I have heard that most country schoolhouses had strict rules prohibiting students from leaving the school grounds during the school day. This was not the case with us. Many times when recess came, we were like a covey of quail taking off for the surrounding hills. It was only when the schoolteacher yanked on the rope to ring the big bell in the belfry that the kids came straggling back to class.

There were several prairie plants that drew our interest. One was violet wood sorrel. This short-growing spring plant with three-lobed leaflets and violet blossoms had a tart, sour taste, and after a winter mostly devoid of fresh greenery in our diets, we happily picked and snacked on these leaves. We even stashed some in our pockets to sneak a bite during class time. Later, as our taste grew more sophisticated, we ate only the flowers or the small bulbs just under the soil surface. Another prairie plant that took more effort to harvest was the prairie turnip. This required the borrowing of a hatchet, which the teacher used to break up big coal chunks for the pot-bellied stove. The “turnips” were about an inch in diameter and about four or five inches below the soil surface and required some effort to harvest. When peeled, these turnips had the taste of a damp wad of paper, but the Indians were supposed to have eaten them, and it was a challenge to find the plants and dig them up.



On some of the prairie slopes that were too steep to mow, yucca plants stabbed their sharp-pointed leaves upward. Their masses of white blossom-covered spikes in June livened up the prairie landscape. In the fall, the blooms were replaced with seed pods. Each pod was about an inch and a half across and sectioned like an orange. Each section had a row of about 15 thin, triangular black seeds. In inspecting these seed pods, there was always a row or two of seeds that had holes drilled through them. In later years, I found out that a small white moth was required to pollenate these plants. In doing so, it also laid eggs in the ovary, where they hatched into larvae that took their “family pay” by feeding on some of the seeds their mother was responsible for producing.

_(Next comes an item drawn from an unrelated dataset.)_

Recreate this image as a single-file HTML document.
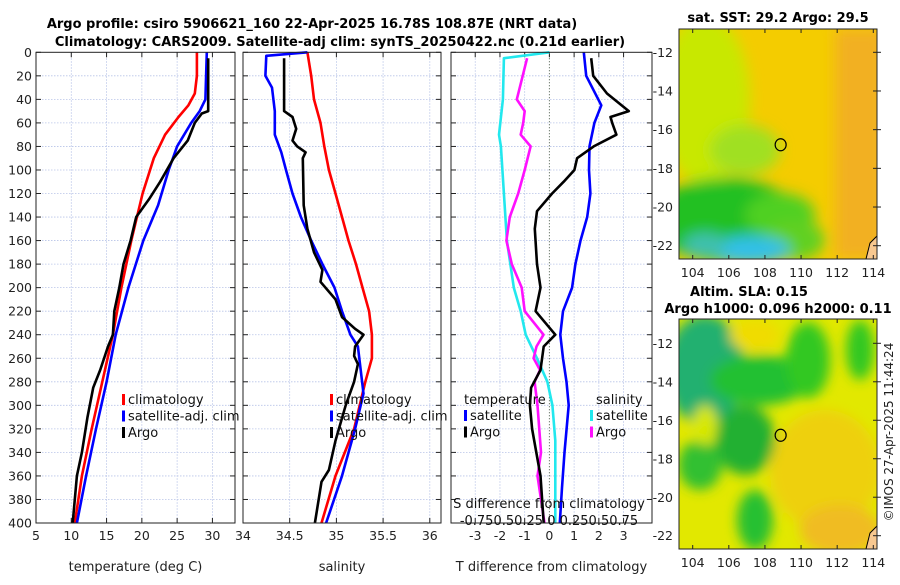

Shell leaf penstemon also grew on these steep slopes. Their lavender blossoms started out closed like small balloons, which we liked to pop.

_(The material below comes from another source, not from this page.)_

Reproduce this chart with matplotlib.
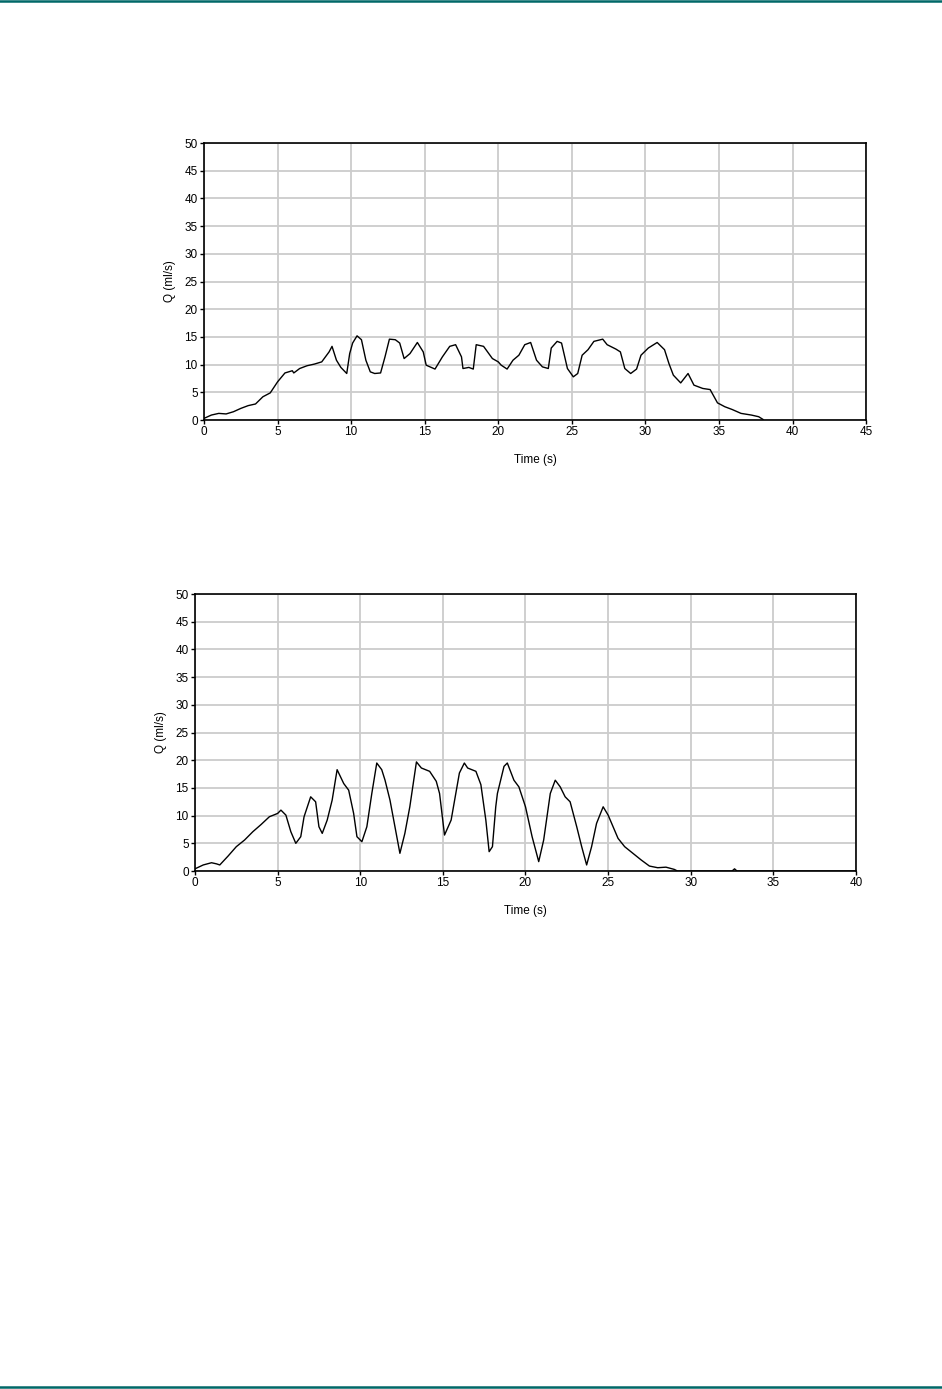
#flow curves (Q vs time) for two voids, drawn like the original report page
import matplotlib
matplotlib.use('Agg')
import matplotlib.pyplot as plt
import matplotlib.lines as mlines

#first trace: time (s) and flow (ml/s)
t1 = [0, 0.5, 1, 1.5, 2, 2.5, 3, 3.5, 4, 4.5, 5, 5.5, 6, 6.1, 6.5, 7, 7.5, 8,
      8.5, 8.7, 9, 9.3, 9.7, 9.9, 10.1, 10.4, 10.7, 11, 11.3, 11.6, 12, 12.3,
      12.6, 13, 13.3, 13.6, 14, 14.5, 14.9, 15.1, 15.7, 16.2, 16.7, 17.1, 17.5,
      17.6, 18.0, 18.3, 18.5, 19.0, 19.6, 20, 20.2, 20.6, 21.0, 21.4, 21.8,
      22.2, 22.6, 23.0, 23.4, 23.6, 24.0, 24.3, 24.7, 25.1, 25.4, 25.7, 26.1,
      26.5, 27.1, 27.4, 28, 28.3, 28.6, 29, 29.4, 29.7, 30.2, 30.8, 31.3, 31.6,
      31.9, 32.4, 32.9, 33.3, 33.9, 34.4, 34.9, 35.4, 35.9, 36.5, 37.2, 37.7, 38]
q1 = [0.3, 0.9, 1.2, 1.1, 1.5, 2.1, 2.6, 2.9, 4.2, 4.9, 6.9, 8.5, 8.9, 8.5, 9.3,
      9.8, 10.1, 10.5, 12.3, 13.3, 10.8, 9.5, 8.4, 12.0, 13.9, 15.2, 14.5, 10.8,
      8.7, 8.4, 8.5, 11.4, 14.6, 14.5, 13.9, 11.1, 12.0, 14.0, 12.3, 9.9, 9.2,
      11.4, 13.3, 13.6, 11.4, 9.3, 9.5, 9.2, 13.6, 13.3, 11.1, 10.5, 9.9, 9.2,
      10.8, 11.7, 13.6, 14.0, 10.8, 9.6, 9.3, 13.0, 14.2, 13.9, 9.3, 7.8, 8.4,
      11.7, 12.7, 14.2, 14.6, 13.6, 12.8, 12.3, 9.3, 8.4, 9.2, 11.7, 13.0, 14.0,
      12.7, 10.2, 8.1, 6.7, 8.4, 6.3, 5.7, 5.5, 3.1, 2.4, 1.9, 1.2, 0.9, 0.6, 0.1]

#second trace
t2 = [0, 0.5, 1, 1.3, 1.5, 2, 2.5, 3, 3.5, 4, 4.5, 5, 5.2, 5.5, 5.8, 6.1, 6.4,
      6.6, 7.0, 7.3, 7.5, 7.7, 8.0, 8.3, 8.6, 9, 9.3, 9.6, 9.8, 10.1, 10.4,
      10.7, 11, 11.3, 11.5, 11.8, 12.1, 12.4, 12.7, 13.0, 13.4, 13.7, 14.2,
      14.6, 14.8, 15.1, 15.5, 16.0, 16.3, 16.5, 17, 17.3, 17.6, 17.8, 18.0,
      18.2, 18.3, 18.7, 18.9, 19.3, 19.6, 20, 20.4, 20.8, 21.1, 21.5, 21.8,
      22.1, 22.4, 22.7, 23.1, 23.4, 23.7, 24, 24.3, 24.7, 25.0, 25.3, 25.6,
      26, 26.5, 27, 27.5, 28, 28.5, 29, 29.2, 32.5, 32.65, 32.8, 40]
q2 = [0.4, 1.1, 1.5, 1.3, 1.1, 2.7, 4.4, 5.6, 7.1, 8.4, 9.8, 10.4, 11.0, 10.1,
      7.1, 5.0, 6.2, 9.8, 13.4, 12.5, 8.0, 6.8, 9.2, 12.8, 18.3, 15.8, 14.6,
      10.4, 6.2, 5.3, 8.0, 14.0, 19.5, 18.3, 16.4, 12.8, 8.0, 3.2, 6.8, 11.6,
      19.7, 18.6, 18.0, 16.2, 14.0, 6.5, 9.2, 17.7, 19.5, 18.6, 18.0, 15.6, 9.2,
      3.5, 4.4, 11.6, 14.0, 18.9, 19.5, 16.4, 15.2, 11.6, 6.2, 1.7, 5.6, 14.0,
      16.4, 15.2, 13.4, 12.5, 8.0, 4.4, 1.1, 4.4, 8.6, 11.6, 10.1, 8.0, 5.9,
      4.4, 3.2, 2.0, 0.9, 0.6, 0.7, 0.3, 0, 0, 0.4, 0, 0]

plt.rcParams['font.family'] = ['Liberation Sans', 'DejaVu Sans']
fig = plt.figure(figsize=(9.42, 13.89), dpi=100)

#teal rules at top and bottom of the page
teal = '#006868'
fig.add_artist(mlines.Line2D([0, 1], [0.9995, 0.9995], color=teal, lw=1.8))
fig.add_artist(mlines.Line2D([0, 1], [0.0012, 0.0012], color=teal, lw=1.8))

def panel(rect, t, q, xmax):
    ax = fig.add_axes(rect)
    ax.plot(t, q, color='black', lw=1.0)
    ax.set_xlim(0, xmax)
    ax.set_ylim(0, 50)
    ax.set_xticks(range(0, xmax + 1, 5))
    ax.set_yticks(range(0, 51, 5))
    ax.grid(True, color='#cccccc', lw=1.3)
    ax.set_axisbelow(True)
    for s in ax.spines.values():
        s.set_linewidth(1.2)
    ax.tick_params(direction='out', length=3, width=1, labelsize=8.5, pad=1.5)
    ax.set_xlabel('Time (s)', fontsize=8.5, labelpad=11)
    ax.set_ylabel('Q (ml/s)', fontsize=8.5, labelpad=6)
    return ax

panel([0.2166, 0.6976, 0.7028, 0.1994], t1, q1, 45)
panel([0.2070, 0.3729, 0.7017, 0.1994], t2, q2, 40)

plt.savefig('out.png', dpi=100)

One big reason why we spent so much time on the prairie during recess was that there was not one bit of playground equipment to keep us on the school grounds. This was in the latter 1930s, the height of the Great Depression. At the start of the school year, the school board chairman presented us with our “playground equipment.” This was in the form of a baseball-sized rubber ball. We were told “This ball cost a quarter, and if you lose it, too bad—we are not going to waste money through your carelessness.” Needless to say, we took great care of that ball. One game we played with it was “andy over,” which involved one group on each side of the school throwing the ball across the roof for the others to catch.

The boys’ outhouse was not kept in the best of repair. At the start of school in the fall, a member of the school board would set newspapers on fire and wave them around to burn down the webs of the black widow spiders that seemed to prefer the outhouse as their home. There were places where the dirt caved into the pit, leaving gaps. There seemed to be a magnetic force that pulled the errant andy over ball through one of these gaps and into the outhouse pit. Knowing that the ball had to be retrieved, a trip to a nearby crick for a couple of branches, which were used like chopsticks, caused the ball to be reclaimed. A couple of swipes through the grass with the ball, and the game went on.

We wanted to use “the ball” in a game of baseball, except we didn’t even have a bat. This was remedied by again going to the crick where trees grew. The use of teacher’s coal hatchet cut off an ash branch of about the right diameter. At least we used the regulation wood for our bat. Since our bat did not have the enlargement below the handle, the pitcher had to be ready to dodge bats that came flying out of the hands of batters.